▶ [Dataset extract]
::::::::::

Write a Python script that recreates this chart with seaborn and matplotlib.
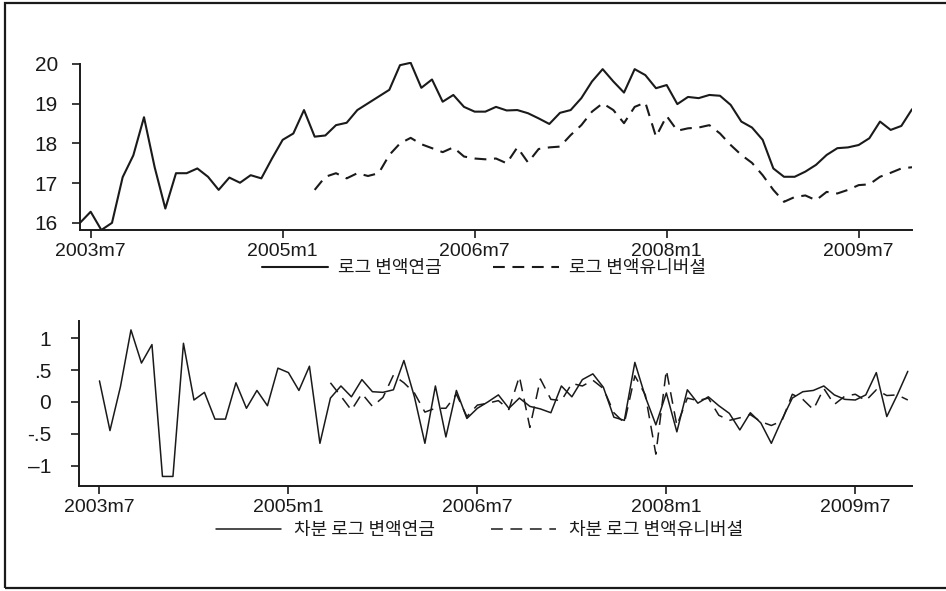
import numpy as np
import pandas as pd
import seaborn as sns
import matplotlib.pyplot as plt
from matplotlib.patches import Rectangle

# =========================================================
# DATA (monthly)
# =========================================================
LEVEL_START = "2003-06"
DIFF_START = "2003-07"
DASH_LEVEL_START = "2005-04"
DASH_DIFF_START = "2005-05"

log_annuity = [
    16.0, 16.28, 15.82, 16.0, 17.15, 17.7, 18.66, 17.4, 16.36, 17.25,
    17.25, 17.37, 17.16, 16.83, 17.14, 17.01, 17.2, 17.12, 17.62, 18.09,
    18.25, 18.84, 18.17, 18.2, 18.46, 18.52, 18.84, 19.01, 19.18, 19.35,
    19.97, 20.03, 19.4, 19.61, 19.05, 19.22, 18.92, 18.8, 18.8, 18.92,
    18.83, 18.84, 18.76, 18.63, 18.49, 18.77, 18.84, 19.14, 19.56, 19.87,
    19.56, 19.28, 19.87, 19.72, 19.39, 19.47, 18.99, 19.17, 19.14, 19.22,
    19.2, 18.97, 18.55, 18.4, 18.09, 17.37, 17.16, 17.16, 17.29, 17.46,
    17.71, 17.88, 17.9, 17.96, 18.13, 18.55, 18.34, 18.44, 18.86,
]

log_universal = [
    16.83, 17.16, 17.25, 17.12, 17.25, 17.18, 17.25, 17.71, 18.0, 18.14,
    17.98, 17.88, 17.78, 17.9, 17.67, 17.62, 17.6, 17.62, 17.5, 17.9,
    17.52, 17.86, 17.9, 17.92, 18.21, 18.46, 18.8, 19.01, 18.84, 18.51,
    18.92, 19.03, 18.17, 18.69, 18.32, 18.38, 18.4, 18.46, 18.25, 17.96,
    17.71, 17.51, 17.2, 16.83, 16.53, 16.65, 16.69, 16.57, 16.78, 16.74,
    16.83, 16.95, 16.97, 17.16, 17.26, 17.37, 17.4,
]

diff_annuity = [
    0.33, -0.45, 0.24, 1.13, 0.61, 0.9, -1.17, -1.17, 0.92, 0.03,
    0.15, -0.27, -0.27, 0.3, -0.1, 0.18, -0.06, 0.53, 0.46, 0.18,
    0.56, -0.65, 0.06, 0.25, 0.08, 0.35, 0.16, 0.15, 0.19, 0.65,
    0.08, -0.65, 0.25, -0.55, 0.18, -0.26, -0.1, 0.0, 0.11, -0.1,
    0.06, -0.07, -0.11, -0.17, 0.25, 0.08, 0.35, 0.44, 0.23, -0.24,
    -0.29, 0.62, 0.08, -0.36, 0.14, -0.47, 0.19, -0.02, 0.08, -0.06,
    -0.18, -0.44, -0.17, -0.33, -0.65, -0.28, 0.06, 0.16, 0.18, 0.25,
    0.11, 0.04, 0.03, 0.11, 0.46, -0.23, 0.11, 0.48,
]

diff_universal = [
    0.3, 0.09, -0.13, 0.13, -0.07, 0.07, 0.42, 0.3, 0.14, -0.16,
    -0.1, -0.1, 0.12, -0.23, -0.05, -0.02, 0.02, -0.12, 0.4, -0.4,
    0.36, 0.04, 0.02, 0.29, 0.25, 0.34, 0.21, -0.17, -0.33, 0.41,
    0.11, -0.82, 0.5, -0.37, 0.06, 0.02, 0.06, -0.21, -0.29, -0.25,
    -0.2, -0.31, -0.37, -0.3, 0.12, 0.04, -0.12, 0.21, -0.04, 0.09,
    0.12, 0.02, 0.19, 0.1, 0.11, 0.03,
]

X_TICK_LABELS = ["2003m7", "2005m1", "2006m7", "2008m1", "2009m7"]
TOP_Y_TICKS = [16, 17, 18, 19, 20]
BOT_Y_TICKS = [-1, -0.5, 0, 0.5, 1]
BOT_Y_LABELS = ["\u20131", "-.5", "0", ".5", "1"]

TOP_LABELS = ["로그 변액연금", "로그 변액유니버셜"]
BOT_LABELS = ["차분 로그 변액연금", "차분 로그 변액유니버셜"]

# =========================================================
# PREP
# =========================================================
BASE = pd.Period("2003-07", freq="M")


def month_pos(start, n):
    p0 = pd.Period(start, freq="M")
    return np.arange(n) + (p0 - BASE).n


def tick_pos(label):
    y, m = label.split("m")
    return (pd.Period(f"{y}-{int(m):02d}", freq="M") - BASE).n


top_df = pd.concat([
    pd.DataFrame({"t": month_pos(LEVEL_START, len(log_annuity)),
                  "v": log_annuity, "s": TOP_LABELS[0]}),
    pd.DataFrame({"t": month_pos(DASH_LEVEL_START, len(log_universal)),
                  "v": log_universal, "s": TOP_LABELS[1]}),
])
bot_df = pd.concat([
    pd.DataFrame({"t": month_pos(DIFF_START, len(diff_annuity)),
                  "v": diff_annuity, "s": BOT_LABELS[0]}),
    pd.DataFrame({"t": month_pos(DASH_DIFF_START, len(diff_universal)),
                  "v": diff_universal, "s": BOT_LABELS[1]}),
])

# =========================================================
# FIGURE
# =========================================================
sns.set_style("ticks")
plt.rcParams["font.family"] = ["Liberation Sans", "Noto Sans CJK KR", "DejaVu Sans"]
plt.rcParams["lines.scale_dashes"] = False

INK = "#1a1a1a"
DASH = (8.5, 5.5)

fig = plt.figure(figsize=(9.46, 5.91), dpi=100)
ax_top = fig.add_axes([80 / 946, 1 - 230 / 591, 832 / 946, 168 / 591])
ax_bot = fig.add_axes([79 / 946, 1 - 486 / 591, 833 / 946, 165 / 591])

sns.lineplot(data=top_df, x="t", y="v", style="s", style_order=TOP_LABELS,
             dashes={TOP_LABELS[0]: "", TOP_LABELS[1]: DASH},
             color=INK, lw=1.5, ax=ax_top, legend=False, sort=False)
sns.lineplot(data=bot_df, x="t", y="v", style="s", style_order=BOT_LABELS,
             dashes={BOT_LABELS[0]: "", BOT_LABELS[1]: DASH},
             color=INK, lw=1.1, ax=ax_bot, legend=False, sort=False)

xticks = [tick_pos(l) for l in X_TICK_LABELS]

for ax in (ax_top, ax_bot):
    ax.set_xticks(xticks)
    ax.set_xticklabels(X_TICK_LABELS, fontsize=14)
    ax.set_xlabel("")
    ax.set_ylabel("")
    sns.despine(ax=ax)
    for side in ("left", "bottom"):
        ax.spines[side].set_linewidth(1.4)
        ax.spines[side].set_color(INK)
    ax.tick_params(axis="x", length=6, width=1.2, color=INK, pad=3, labelcolor=INK)
    ax.tick_params(axis="y", length=6, width=1.2, color=INK, labelsize=15, labelcolor=INK)
    ax.set_facecolor("none")

ax_top.set_xlim(-1, 77)
ax_top.set_ylim(15.82, 20.05)
ax_top.spines["left"].set_bounds(15.82, 20)
ax_top.set_yticks(TOP_Y_TICKS)
ax_top.set_yticklabels([str(v) for v in TOP_Y_TICKS])
ax_top.tick_params(axis="y", pad=10)

ax_bot.set_xlim(-1.95, 77.4)
ax_bot.set_ylim(-1.32, 1.27)
ax_bot.set_yticks(BOT_Y_TICKS)
ax_bot.set_yticklabels(BOT_Y_LABELS)
ax_bot.tick_params(axis="y", pad=14)

# legends below each panel
leg_font = {"family": "Noto Sans CJK KR", "size": 13}
ax_top.legend(ax_top.get_lines()[:2], TOP_LABELS, ncol=2, frameon=False,
              prop=leg_font, handlelength=3.7, handletextpad=0.55,
              columnspacing=2.8, loc="center",
              bbox_to_anchor=(484 / 946, 1 - 268 / 591),
              bbox_transform=fig.transFigure, labelcolor=INK)
ax_bot.legend(ax_bot.get_lines()[:2], BOT_LABELS, ncol=2, frameon=False,
              prop=leg_font, handlelength=3.6, handletextpad=0.72,
              columnspacing=3.1, loc="center",
              bbox_to_anchor=(480 / 946, 1 - 530 / 591),
              bbox_transform=fig.transFigure, labelcolor=INK)

# outer frame (right edge runs off the canvas as in the reference)
fig.add_artist(Rectangle((4.5 / 946, 3 / 591), 1.2, 585 / 591,
                         transform=fig.transFigure, fill=False,
                         lw=1.6, ec=INK))

plt.savefig("out.png", dpi=100)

::::::::::

▶ [Problem statement] Transcribe exactly, with no pictures, the lines running from the first line of the material through the line holding "from matplotlib.patches import Rectangle".

▶ [Exercise answer]
Write a Python script that recreates this chart with seaborn and matplotlib.
import numpy as np
import pandas as pd
import seaborn as sns
import matplotlib.pyplot as plt
from matplotlib.patches import Rectangle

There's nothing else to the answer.